Bose Sr. was able to for the first time use a single underlying speaker architecture to generate multiple resonant frequencies. Vanu’s company uses a single underlying software architecture to generate a variety of wireless communications modes.
Another benefit to a software approach based on off the shelf hardware is the dramatic decrease in cost achieved when compared to fixed function, proprietary systems. As a software house Vanu can instantaneously take advantage of Moore’s law without having to do additional development work.
This cost savings is passed along to the carrier and in addition the provider now knows they are able to upgrade the base station when needed to support yet another standard. So far Vanu has shown they can operate a combined GSM, CDMA and iDEN base station through SDR technology.
The benefits of working with Vanu Inc. seem to be endless from lower power consumption to lower cost to future-proofing your investment. Still a major service provider may not feel like they should bet the farm on a small company as they need to make sure their suppliers are around for the long haul.
But then again when you consider Vanu is a software company you begin to realize the company has much less at risk compared to typical hardware manufacturers.
Where SDRs are especially attractive is at a company like Sprint where they need multi-mode radio base stations. In addition the femtocell market could be another place where SDR makes a great deal of sense allowing an enterprise or home to support a number of different wireless standards.
The rural telco market is a further area where SDR can help providers deploy low-cost wireless networks.
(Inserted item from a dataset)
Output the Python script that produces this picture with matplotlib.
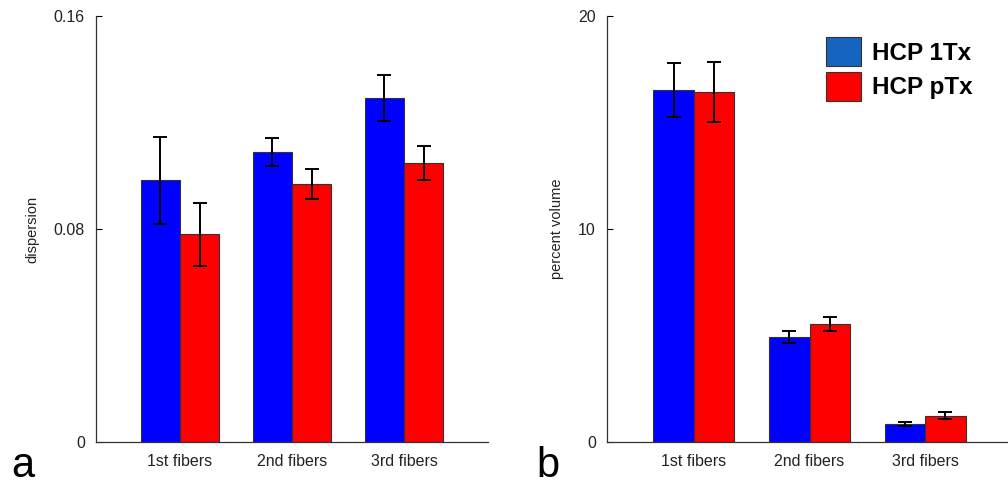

To that end, the Massachusetts-based SDR company announced recently it will partner with Globecomm Systems to provide turn key-based base station solutions while allowing the latter to focus on the hosted switching service.
One wonders why there just aren’t more companies in the SDR space. I would expect about 20 players to be pumping out products by now. Is the technology too new for others to take the plunge? The concept has been around for fifteen years but perhaps CPUs have just recently become powerful enough to do a good job.
Could this be a technology that languished for a few years like VoIP and one vendor is needed to shake up the whole market. I don’t hear too much about SDR from the major telecom equipment providers so I wonder if there is a downside I haven’t considered.
Vanu seems to be acquiring customers in niche markets and one would imagine they are talks with the major players. I believe a single tier one service provider announcement is all that is needed to really make SDR a more popular term like FMC or IMS. Until then, we will have to focus on Vanu and the handful of other players in the space and wait for one of them to shake things up.

  • Andy
    April 12, 2007 at 1:02 am

    Interesting post Rich.
    The software radio can definitely work in the base station arena where the cost is not the driving factor.
    At the CPE side though this becomes difficult. Yes with advances in DSPs and convergent processors (e.g. ADI Blackfin device) the SDR is indeed a possibility in the home. However one of the main problems, in my opinion, is the RF side of the design.
    Consider WCDMA, GSM, 802.11 – they all use different frequency spectrums and some are wideband some narrow band. It is the RF side that becomes a challenge for SDRs in the home as the RF component cost to cover all these standards becomes significant.
    Just my opinion 🙂
    Kind regards.

  • rajiv
    May 31, 2007 at 12:42 pm

    SDR will be a niche.
    All radio systems these days have a good deal of SW(or very fast statemachines)
    The economic arguement for SDR is that as HW speed improves same sw can be used(ie SW resuse to save engineering cost). The example Vanu gives in their whitepapers is the same code that could barely do 1 AMPS channel on pc 10 years ago can handle a lot more channels today, without changing code.
    That is true. However if a custom hardware today is designed lot more can be done.
    Take for example all the new OFDM based systems. They would be impossible 20 years ago but today with faster FPGAs and asics the technology is seen in DSL, wimax,wifi, perhaps 4G. Custom HW will allways be faster and with synthesis based tools it is getting cheaper to produce. There is reuse of IP blocks, one doesnt need to design an NPoint FFT block by hand.
    So if the question is will SDRs be seen more and more. My bet is Yes.
    Will Hardware Designed Radios be replaced The answer is No.
    Moores law is working for both types of designs here

  • Serdar Z
    August 25, 2009 at 3:19 pm

    SDR as Vanu has been attempting to sell is vaporware.
    Theoretically speaking would it be possible to make a Base Station that does what they want to do.
    But there are several obstacles and Vanu hasn’t cleared the first one.
    Communication Equipment by its nature is a complex beast with a lot of ins and out over a variety of standards
    All Base Station vendors over the course of nearly 2.5 decade have put in a lot of energy developing, testing and making sure they work reliably.
    Then there are additional services that are all built on top of the basic.
    Vanus solutions are not competitive there simply put b/c they are some 25 yrs late in the game and are offering incomplete products saying that its multistandard.
    This is where Vanus strategy is flawed big time. No operator wants to deploy multistandard network.
    2 kinds of cpe/handsets to deal with. 2 kinds of networking gear to deal with, all to say there is a common processing and HW front end.
    Third point is where I would like to expand on Rajiv’s comment.
    Digital radio have 2 methods to implement.
    HW/SW combination after digitizing and up/downconversion.
    Sure one can do an amps implementation in SW but what is it worth in the market.
    I dont think vanu has wcdma/umts or wimax implimentation.
    If it does it would be interesting to see how they compare interms of price,size,power dissipation,reliability,etc
    There is nothing in Vanu’s product that say a Nortel, Alcatel-lucent,Erricson, dont have or have done better.